November 24th, 2020 No comments

As Donald Trump’s four year term is coming to a close, people all over the United States–and the world– were more anxious than ever to see who would win the election. Would Trump be rewarded with a second term, or would former Vice-President Joe Biden get enough votes to make Trump the first one-term President since Clinton beat Bush in 1992? Regardless of the fact that Biden won, one thing is clear: our country seems to be more politically divided than ever before. The rise of biased news sources combined with the power of confirmation bias have contributed to much of our current, incredibly-divided, political climate.

Walter Cronkite, a retired CBS news anchor who was widely trusted by Middle America.
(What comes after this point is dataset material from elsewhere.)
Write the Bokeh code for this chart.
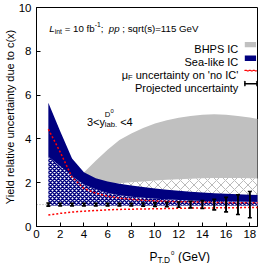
from bokeh.plotting import figure
from bokeh.layouts import column
from bokeh.models import (ColumnDataSource, Label, Span, BoxAnnotation,
                          FixedTicker, Range1d, Whisker, TeeHead)
from bokeh.embed import file_html
from bokeh.resources import INLINE

# ---------------- data ----------------
pt = [1, 2, 3, 4, 5, 6, 7, 8, 9, 10, 11, 12, 13, 14, 15, 16, 17, 18, 19]
band_lower = [0.96] * 19
sea_upper = [5.65, 4.35, 3.10, 2.48, 2.20, 2.05, 1.95, 1.87, 1.80, 1.74,
             1.68, 1.63, 1.59, 1.55, 1.52, 1.49, 1.47, 1.45, 1.43]
sea_small_upper = [3.20, 2.75, 2.30, 1.92, 1.70, 1.53, 1.43, 1.36, 1.31, 1.27,
                   1.24, 1.21, 1.19, 1.17, 1.16, 1.15, 1.14, 1.13, 1.12]
bhps_upper = [1.30, 1.60, 2.00, 2.47, 3.00, 3.50, 3.95, 4.25, 4.50, 4.70,
              4.85, 4.97, 5.05, 5.10, 5.12, 5.10, 5.05, 4.98, 4.88]
bhps_small_upper = [1.05, 1.20, 1.40, 1.60, 1.80, 1.95, 1.98, 2.02, 2.06, 2.10,
                    2.13, 2.16, 2.18, 2.20, 2.21, 2.21, 2.21, 2.20, 2.18]
muF_upper = [4.44, 3.40, 2.25, 1.74, 1.52, 1.38, 1.30, 1.24, 1.20, 1.17,
             1.15, 1.13, 1.12, 1.11, 1.10, 1.09, 1.09, 1.08, 1.08]
muF_lower = [0.52, 0.60, 0.66, 0.70, 0.73, 0.76, 0.78, 0.79, 0.80, 0.81,
             0.82, 0.83, 0.84, 0.85, 0.85, 0.86, 0.86, 0.87, 0.87]
proj_pt = [1, 2, 3, 4, 5, 6, 7, 8, 9, 10, 11, 12, 13, 14, 15, 16, 17, 18]
proj_err = [0.07, 0.06, 0.06, 0.06, 0.06, 0.06, 0.06, 0.06, 0.07, 0.08,
            0.10, 0.12, 0.15, 0.18, 0.24, 0.33, 0.45, 0.60]
ref_level = 1.0
x_ticks = [0, 2, 4, 6, 8, 10, 12, 14, 16, 18]
y_ticks = [0, 2, 4, 6, 8, 10]

FONT = "Liberation Sans"
NAVY = "#00007f"
GRAY = "#c0c0c0"

# layout geometry (canvas must fit 258x263)
W, H_MAIN, H_TITLE = 258, 243, 20
FL, FT, FB = 31, 7, 226           # frame left / top / bottom in canvas px
S = 0.97                          # reference-pixel -> canvas scale


def SX(px):
    return px * S - FL


def SY(py):
    return FB - py * S


band_src = ColumnDataSource(dict(pt=pt, lo=band_lower, sea=sea_upper, sea_s=sea_small_upper,
                                 bhps=bhps_upper, bhps_s=bhps_small_upper,
                                 mu_hi=muF_upper, mu_lo=muF_lower))
err_src = ColumnDataSource(dict(x=proj_pt,
                                lo=[ref_level - e for e in proj_err],
                                hi=[ref_level + e for e in proj_err]))

p = figure(width=W, height=H_MAIN, x_range=Range1d(0, 18.65), y_range=Range1d(0, 10),
           output_backend="svg", toolbar_location=None, title=None,
           min_border_left=FL, min_border_right=1, min_border_top=FT,
           min_border_bottom=H_MAIN - FB)
p.xgrid.visible = False
p.ygrid.visible = False
p.outline_line_color = "black"
p.outline_line_alpha = 1.0
p.background_fill_color = "white"
p.border_fill_color = "white"

for ax in (p.xaxis[0], p.yaxis[0]):
    ax.major_tick_in = 4
    ax.major_tick_out = 0
    ax.minor_tick_line_color = None
    ax.axis_line_color = "black"
    ax.major_tick_line_color = "black"
    ax.major_label_text_font = FONT
    ax.major_label_text_font_size = "11.5px"
    ax.major_label_text_color = "black"
p.xaxis.ticker = FixedTicker(ticks=x_ticks)
p.yaxis.ticker = FixedTicker(ticks=y_ticks)
p.xaxis.major_label_standoff = 3
p.yaxis.major_label_standoff = 5
p.yaxis.axis_label = "Yield relative uncertainty due to c(x)"
p.yaxis.axis_label_text_font = FONT
p.yaxis.axis_label_text_font_size = "11px"
p.yaxis.axis_label_text_font_style = "normal"
p.yaxis.axis_label_text_color = "black"
p.yaxis.axis_label_standoff = 0

p.add_layout(Span(location=ref_level, dimension="width", line_color="#999999",
                  line_dash="1 2", line_width=1, level="underlay"))

p.varea(x="pt", y1="lo", y2="bhps", source=band_src, fill_color=GRAY)
p.varea(x="pt", y1="lo", y2="bhps_s", source=band_src, fill_color="white",
        hatch_pattern="diagonal_cross", hatch_color="#a8a8a8", hatch_scale=9, hatch_weight=0.8)
p.varea(x="pt", y1="lo", y2="sea", source=band_src, fill_color=NAVY)
p.varea(x="pt", y1="lo", y2="sea_s", source=band_src, fill_color="white",
        hatch_pattern="diagonal_cross", hatch_color=NAVY, hatch_scale=4, hatch_weight=1.5)
p.line(x="pt", y="mu_hi", source=band_src, line_color="red", line_width=1.5, line_dash="2 2")
p.line(x="pt", y="mu_lo", source=band_src, line_color="red", line_width=1.5, line_dash="2 2")

p.segment(x0="x", y0="lo", x1="x", y1="hi", source=err_src, line_color="black", line_width=1.6)
p.add_layout(Whisker(source=err_src, base="x", lower="lo", upper="hi", dimension="height",
                     line_color="black", line_width=1.6, level="annotation",
                     upper_head=TeeHead(size=4, line_width=1.6, line_color="black"),
                     lower_head=TeeHead(size=4, line_width=1.6, line_color="black")))


def box(l, r, b, t, fill=None, line=None, dash="solid", lw=1.0):
    p.add_layout(BoxAnnotation(left=l, right=r, bottom=b, top=t,
                               left_units="screen", right_units="screen",
                               bottom_units="screen", top_units="screen",
                               fill_color=fill, fill_alpha=1.0 if fill else 0.0,
                               line_color=line, line_dash=dash, line_width=lw,
                               line_alpha=1.0 if line else 0.0, level="annotation"))


def lab(fig, text, x, y, size="11px", align="left", style="normal"):
    fig.add_layout(Label(text=text, x=x, y=y, x_units="screen", y_units="screen",
                         text_font=FONT, text_font_size=size, text_color="black",
                         text_align=align, text_baseline="alphabetic",
                         text_font_style=style))


# ---- legend (text right-aligned, sample on the right) ----
gx0, gx1 = SX(246.7), SX(258.3)
box(gx0, gx1, SY(48.3), SY(42.7), fill=GRAY)
box(gx0, gx1, SY(62.3), SY(56.7), fill=NAVY)
box(gx0, gx1 + 0.5, SY(72.5), SY(72.0), line="red", dash="2 2", lw=1.2)
box(gx0, gx1 + 1, SY(85.9), SY(85.6), line="black", lw=1.3)
box(gx0, gx0 + 0.2, SY(88.0), SY(83.5), line="black", lw=1.3)
box(gx1 + 0.8, gx1 + 1, SY(88.0), SY(83.5), line="black", lw=1.3)

tx = SX(240)
lab(p, "BHPS IC", tx, SY(49.6), align="right")
lab(p, "Sea-like IC", tx, SY(63.6), align="right")
lab(p, "uncertainty on 'no IC'", tx, SY(76.6), align="right")
lab(p, "F", tx - 105.6, SY(79.1), size="7.5px", align="right")
lab(p, "\u03bc", tx - 110.2, SY(76.6), align="right")
lab(p, "Projected uncertainty", tx, SY(90.1), align="right")

# ---- luminosity annotation ----
x0, y0 = SX(45), SY(29.3)
lab(p, "L", x0, y0, size="9.7px", style="italic")
lab(p, "int", x0 + 5.6, y0 - 2.4, size="6.8px")
lab(p, "= 10 fb", x0 + 15.5, y0, size="9.7px")
lab(p, "-1", x0 + 45.5, y0 + 4.4, size="6.8px")
lab(p, ";", x0 + 51.5, y0, size="9.7px")
lab(p, "pp", x0 + 59.7, y0, size="9.7px", style="italic")
lab(p, ";", x0 + 73.1, y0, size="9.7px")
lab(p, "sqrt(s)=115 GeV", x0 + 78.6, y0, size="9.7px")


# ---- rapidity annotation (data coords) ----
def dlab(text, dx, dy, size="11px"):
    p.add_layout(Label(text=text, x=4.26, y=4.77, x_offset=dx, y_offset=dy,
                       text_font=FONT, text_font_size=size, text_color="black",
                       text_baseline="alphabetic"))


dlab("3<y", 0, 0)
dlab("D", 17.8, 7.2, "7.7px")
dlab("0", 23.4, 11.0, "5.8px")
dlab("lab.", 17.8, -2.9, "7.7px")
dlab("<4", 33.2, 0)

# ---- x-axis title in a strip below ----
p2 = figure(width=W, height=H_TITLE, x_range=Range1d(0, 1), y_range=Range1d(0, 1),
            output_backend="svg", toolbar_location=None, min_border=0, title=None,
            x_axis_location=None, y_axis_location=None)
p2.grid.visible = False
p2.outline_line_color = None
p2.border_fill_color = "white"
p2.background_fill_color = "white"
lab(p2, "P", 113, 7, size="12px")
lab(p2, "T,D", 121, 4, size="8.4px")
lab(p2, "0", 134.6, 10.2, size="6px")
lab(p2, "(GeV)", 141.4, 7, size="12px")

layout = column(p, p2, spacing=0)
open("out.html", "w").write(file_html(layout, INLINE))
Before cable and internet news, the three television networks in the United States were ABC, CBS, and NBC. Because they had to appeal to very broad and diverse audiences, these networks relayed the news of the day fairly objectively, and it was challenging to decipher whether news anchors, such as Walter Cronkite, were liberal or conservative based on their reporting (Poniewozik). Over the last 30 years, with the rise of cable and internet news, news sources have become increasingly more biased and focused on niche audiences. These networks are supplying the public with opinionated accounts of what’s going on instead of seeking to simply report objective facts (Pearson). Those who follow the news know that many networks and sites like CNN, the Atlantic, the Daily Beast, and MSNBC are left-leaning news sources, and thus share the news from a more liberal point of view. The opposite is true for networks like Fox News, Breitbart and the National Review, which are right leaning and promote more conservative opinions, as expressed through the data found by AllSides–a Media Bias chart that collects information from people across the political spectrum through blind bias surveys, editorial reviews, independent reviews, and third party data.